The GROUP BY in this ingestion breaks up the rows into 30-minute blocks, and then into individual sessions together with its browser. Only the events that record someone's journey through their visit on the website are included - these are identified by the WHERE clause filter on `event_type` to `PercentClear`.

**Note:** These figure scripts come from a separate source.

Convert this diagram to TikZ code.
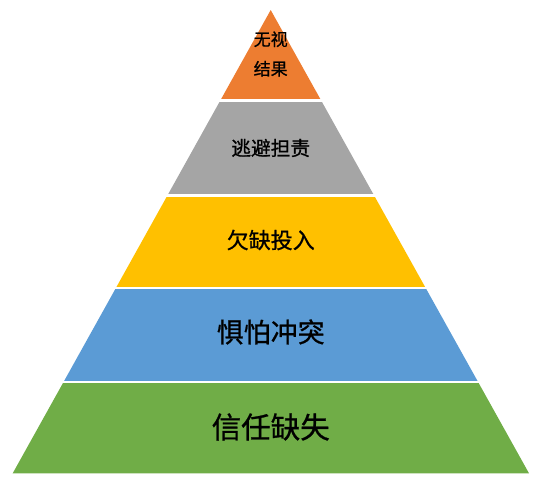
\documentclass[tikz,border=0pt]{standalone}
\usepackage{fontspec}
\newfontfamily\cjk[FakeBold=0.8]{Noto Sans CJK SC}
\usetikzlibrary{calc}
\definecolor{lvA}{HTML}{ED7D31}
\definecolor{lvB}{HTML}{A5A5A5}
\definecolor{lvC}{HTML}{FFC000}
\definecolor{lvD}{HTML}{5B9BD5}
\definecolor{lvE}{HTML}{70AD47}
\begin{document}
\begin{tikzpicture}[x=1pt,y=-1pt,
  lbl/.style={font=\cjk, text=black, inner sep=0pt, align=center},
  gapline/.style={draw=white, line width=2.4pt}]
\useasboundingbox (0,0) rectangle (536,479);
\coordinate (A) at (270.7,10);
\coordinate (L) at (12.7,473.3);
\coordinate (R) at (529,473.3);
\foreach \a/\b/\c in {0/0.195/lvA, 0.195/0.4/lvB, 0.4/0.6/lvC, 0.6/0.8025/lvD, 0.8025/1/lvE}{
  \fill[\c] ($(A)!\a!(L)$) -- ($(A)!\b!(L)$) -- ($(A)!\b!(R)$) -- ($(A)!\a!(R)$) -- cycle;
}
\foreach \b in {0.195, 0.4, 0.6, 0.8025}{
  \draw[gapline] ($(A)!\b!(L)+(-4,0)$) -- ($(A)!\b!(R)+(4,0)$);
}
\node[lbl, font=\cjk\fontsize{17}{29.5}\selectfont] (t1) at (270.7,54) {无视\\结果};
\node[lbl, font=\cjk\fontsize{19.7}{24}\selectfont] (t2) at (270.7,148) {逃避担责};
\node[lbl, font=\cjk\fontsize{22}{26}\selectfont] (t3) at (270.7,240) {欠缺投入};
\node[lbl, font=\cjk\fontsize{27}{32}\selectfont] (t4) at (270.7,332) {惧怕冲突};
\node[lbl, font=\cjk\fontsize{29.5}{35}\selectfont] (t5) at (270.7,427) {信任缺失};
\end{tikzpicture}
\end{document}
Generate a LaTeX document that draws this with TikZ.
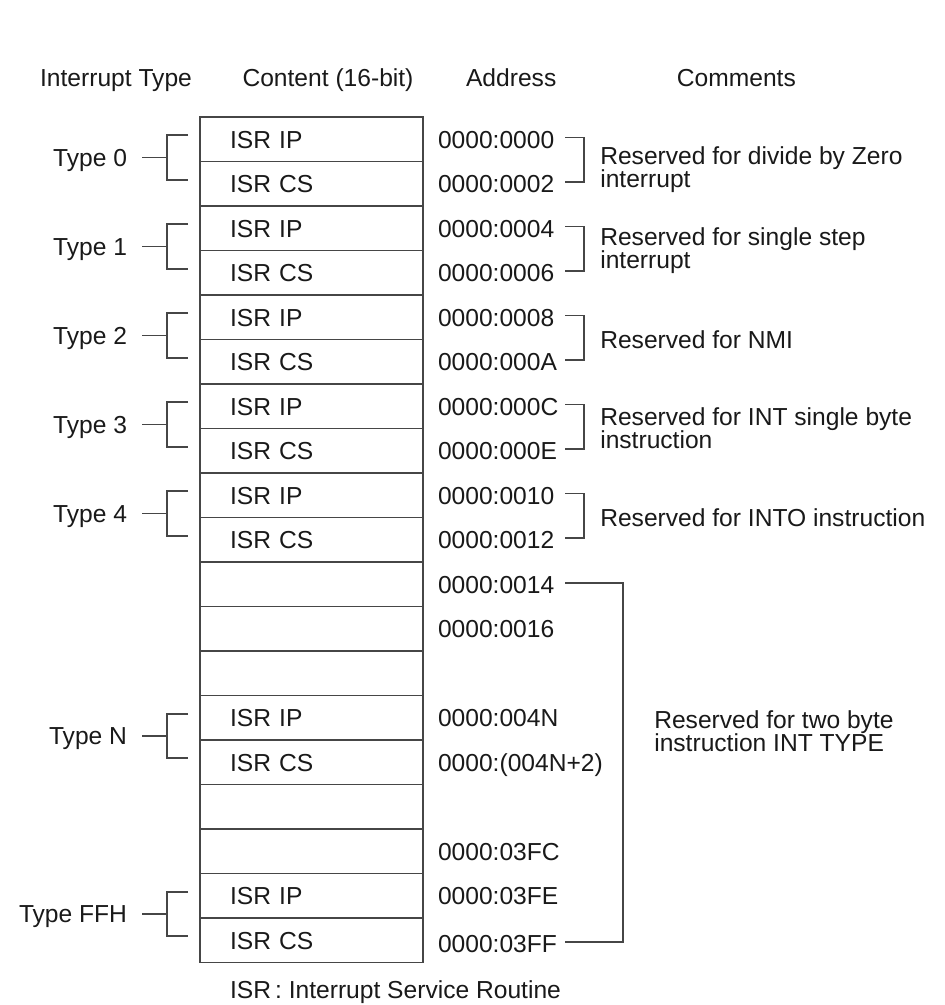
\documentclass[tikz,border=0pt]{standalone}
\usepackage{fontspec}
\setmainfont{Liberation Sans}
\usepackage{xcolor}
\usepackage{tikz}
\usetikzlibrary{positioning, calc}
\definecolor{rulegray}{RGB}{70,70,70}
\definecolor{inkblack}{RGB}{25,25,25}
\newcommand{\diagfont}{\fontsize{17.5}{16.4}\selectfont}

\tikzset{
  lbl/.style={inner sep=0pt, outer sep=0pt, text height=12.5pt, text depth=0pt,
              text=inkblack, font=\diagfont},
  cell/.style={lbl, draw=rulegray, line width=1.3pt, minimum height=1.1125cm,
               text width=4.075cm, inner xsep=0.75cm, align=left},
  addr/.style={lbl, text width=3.175cm, align=left, right=0.375cm of #1},
  note/.style={inner sep=0pt, anchor=west, align=left, text=inkblack, font=\diagfont},
  brace/.style={draw=rulegray, line width=1.2pt},
}

\begin{document}
\begin{tikzpicture}
  \useasboundingbox (0,0) rectangle (23.625,-25.125);

  % --- column heads ---
  \node[lbl] (hType) at (2.9,-1.95)   {Interrupt Type};
  \node[lbl] (hCont) at (8.2,-1.95)   {Content (16-bit)};
  \node[lbl] (hAddr) at (12.78,-1.95) {Address};
  \node[lbl] (hComm) at (18.41,-1.95) {Comments};

  % --- vector table, one cell per word ---
  \node[cell] (r0) at (7.7875,-3.48125) {ISR IP};
  \node[cell, below=0pt of r0]  (r1)  {ISR CS};
  \node[cell, below=0pt of r1]  (r2)  {ISR IP};
  \node[cell, below=0pt of r2]  (r3)  {ISR CS};
  \node[cell, below=0pt of r3]  (r4)  {ISR IP};
  \node[cell, below=0pt of r4]  (r5)  {ISR CS};
  \node[cell, below=0pt of r5]  (r6)  {ISR IP};
  \node[cell, below=0pt of r6]  (r7)  {ISR CS};
  \node[cell, below=0pt of r7]  (r8)  {ISR IP};
  \node[cell, below=0pt of r8]  (r9)  {ISR CS};
  \node[cell, below=0pt of r9]  (r10) {};
  \node[cell, below=0pt of r10] (r11) {};
  \node[cell, below=0pt of r11] (r12) {};
  \node[cell, below=0pt of r12] (r13) {ISR IP};
  \node[cell, below=0pt of r13] (r14) {ISR CS};
  \node[cell, below=0pt of r14] (r15) {};
  \node[cell, below=0pt of r15] (r16) {};
  \node[cell, below=0pt of r16] (r17) {ISR IP};
  \node[cell, below=0pt of r17] (r18) {ISR CS};

  % --- addresses ---
  \node[addr=r0]  (a0)  {0000:0000};
  \node[addr=r1]  (a1)  {0000:0002};
  \node[addr=r2]  (a2)  {0000:0004};
  \node[addr=r3]  (a3)  {0000:0006};
  \node[addr=r4]  (a4)  {0000:0008};
  \node[addr=r5]  (a5)  {0000:000A};
  \node[addr=r6]  (a6)  {0000:000C};
  \node[addr=r7]  (a7)  {0000:000E};
  \node[addr=r8]  (a8)  {0000:0010};
  \node[addr=r9]  (a9)  {0000:0012};
  \node[addr=r10] (a10) {0000:0014};
  \node[addr=r11] (a11) {0000:0016};
  \node[addr=r13] (a13) {0000:004N};
  \node[addr=r14] (a14) {0000:(004N+2)};
  \node[addr=r16] (a16) {0000:03FC};
  \node[addr=r17] (a17) {0000:03FE};
  \node[addr=r18, yshift=-0.08cm] (a18) {0000:03FF};

  % --- interrupt types ---
  \node[lbl, anchor=east] (t0) at ([shift={(-1.825,0.1)}]r0.south west)  {Type 0};
  \node[lbl, anchor=east] (t1) at ([shift={(-1.825,0.1)}]r2.south west)  {Type 1};
  \node[lbl, anchor=east] (t2) at ([shift={(-1.825,0.1)}]r4.south west)  {Type 2};
  \node[lbl, anchor=east] (t3) at ([shift={(-1.825,0.1)}]r6.south west)  {Type 3};
  \node[lbl, anchor=east] (t4) at ([shift={(-1.825,0.1)}]r8.south west)  {Type 4};
  \node[lbl, anchor=east] (tN) at ([shift={(-1.825,0.1)}]r13.south west) {Type N};
  \node[lbl, anchor=east] (tF) at ([shift={(-1.825,0.1)}]r17.south west) {Type FFH};

  % brackets type -> IP/CS pair
  \draw[brace] ([xshift=0.375cm]t0.east) -- ++(0.625,0);
  \draw[brace] ([shift={(-0.3,0.1)}]r0.west) -- ++(-0.525,0) |- ([shift={(-0.3,0.1)}]r1.west);
  \draw[brace] ([xshift=0.375cm]t1.east) -- ++(0.625,0);
  \draw[brace] ([shift={(-0.3,0.1)}]r2.west) -- ++(-0.525,0) |- ([shift={(-0.3,0.1)}]r3.west);
  \draw[brace] ([xshift=0.375cm]t2.east) -- ++(0.625,0);
  \draw[brace] ([shift={(-0.3,0.1)}]r4.west) -- ++(-0.525,0) |- ([shift={(-0.3,0.1)}]r5.west);
  \draw[brace] ([xshift=0.375cm]t3.east) -- ++(0.625,0);
  \draw[brace] ([shift={(-0.3,0.1)}]r6.west) -- ++(-0.525,0) |- ([shift={(-0.3,0.1)}]r7.west);
  \draw[brace] ([xshift=0.375cm]t4.east) -- ++(0.625,0);
  \draw[brace] ([shift={(-0.3,0.1)}]r8.west) -- ++(-0.525,0) |- ([shift={(-0.3,0.1)}]r9.west);
  \draw[brace] ([xshift=0.375cm]tN.east) -- ++(0.625,0);
  \draw[brace] ([shift={(-0.3,0.1)}]r13.west) -- ++(-0.525,0) |- ([shift={(-0.3,0.1)}]r14.west);
  \draw[brace] ([xshift=0.375cm]tF.east) -- ++(0.625,0);
  \draw[brace] ([shift={(-0.3,0.1)}]r17.west) -- ++(-0.525,0) |- ([shift={(-0.3,0.1)}]r18.west);

  % --- comments ---
  \draw[brace] ([yshift=0.04cm]a0.east) -- ++(0.475,0) |- ([yshift=0.04cm]a1.east);
  \node[note] (c0) at ($(a0.east)!0.5!(a1.east)+(0.875,-0.2)$) {Reserved for divide by Zero\\interrupt};
  \draw[brace] ([yshift=0.04cm]a2.east) -- ++(0.475,0) |- ([yshift=0.04cm]a3.east);
  \node[note] (c1) at ($(a2.east)!0.5!(a3.east)+(0.875,0)$) {Reserved for single step\\interrupt};
  \draw[brace] ([yshift=0.04cm]a4.east) -- ++(0.475,0) |- ([yshift=0.04cm]a5.east);
  \node[note] (c2) at ($(a4.east)!0.5!(a5.east)+(0.875,0)$) {Reserved for NMI};
  \draw[brace] ([yshift=0.04cm]a6.east) -- ++(0.475,0) |- ([yshift=0.04cm]a7.east);
  \node[note] (c3) at ($(a6.east)!0.5!(a7.east)+(0.875,0)$) {Reserved for INT single byte\\instruction};
  \draw[brace] ([yshift=0.04cm]a8.east) -- ++(0.475,0) |- ([yshift=0.04cm]a9.east);
  \node[note] (c4) at ($(a8.east)!0.5!(a9.east)+(0.875,0)$) {Reserved for INTO instruction};
  \draw[brace] ([yshift=0.04cm]a10.east) -- ++(1.45,0) |- ([yshift=0.04cm]a18.east);
  \node[note] (c5) at ($(a13.east)!0.5!(a14.east)+(2.225,0.225)$) {Reserved for two byte\\instruction INT TYPE};

  % key
  \node[lbl, anchor=west] (key) at ([shift={(0.75,-0.68)}]r18.south west) {ISR\,: Interrupt Service Routine};
\end{tikzpicture}
\end{document}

Each row in the table then contains two columns:

* ARRAY_AGG is used to create 'journey-timestamps' - it contains an array of the timestamps for every row in the group.
* Again for every row in the group, 'journey-percentages' contains an array of the percentage through the journey.

In [None]:
sql='''
REPLACE INTO "example-koalas-arrays-4" OVERWRITE ALL WITH "ext" AS (
  SELECT 
    * 
  FROM 
    TABLE(
      EXTERN(
        '{"type":"http","uris":["https://static.imply.io/example-data/kttm-v2/kttm-v2-2019-08-25.json.gz"]}', 
        '{"type":"json"}'
      )
    ) EXTEND (
      "timestamp" VARCHAR, "agent_category" VARCHAR, 
      "agent_type" VARCHAR, "browser" VARCHAR, 
      "browser_version" VARCHAR, "city" VARCHAR, 
      "continent" VARCHAR, "country" VARCHAR, 
      "version" VARCHAR, "event_type" VARCHAR, 
      "event_subtype" VARCHAR, "loaded_image" VARCHAR, 
      "adblock_list" VARCHAR, "forwarded_for" VARCHAR, 
      "language" VARCHAR, "number" VARCHAR, 
      "os" VARCHAR, "path" VARCHAR, "platform" VARCHAR, 
      "referrer" VARCHAR, "referrer_host" VARCHAR, 
      "region" VARCHAR, "remote_address" VARCHAR, 
      "screen" VARCHAR, "session" VARCHAR, 
      "session_length" BIGINT, "timezone" VARCHAR, 
      "timezone_offset" VARCHAR, "window" VARCHAR
    )
) 
SELECT 
  TIME_FLOOR(TIME_PARSE("timestamp"), 'PT30M') AS "__time",
  "session",
  "browser",
  ARRAY_AGG(
    CASE
      WHEN ("event_subtype" = '') THEN 0
      ELSE CAST("event_subtype" AS BIGINT)
      END, 
    65535
  ) AS "journey-percentages", 
  ARRAY_AGG(TIME_PARSE("timestamp"), 65535) AS "journey-timestamps" 
FROM 
  "ext"
WHERE "event_type" = 'PercentClear'
GROUP BY 
  1, 2, 3
PARTITIONED BY DAY
'''

req = sql_client.sql_request(sql)
req.add_context("arrayIngestMode", "array")
req.add_context("finalizeAggregations", "true")

display.run_task(req)
sql_client.wait_until_ready('example-koalas-arrays-4')
display.table('example-koalas-arrays-4')

The following cell shows the results for a specific session.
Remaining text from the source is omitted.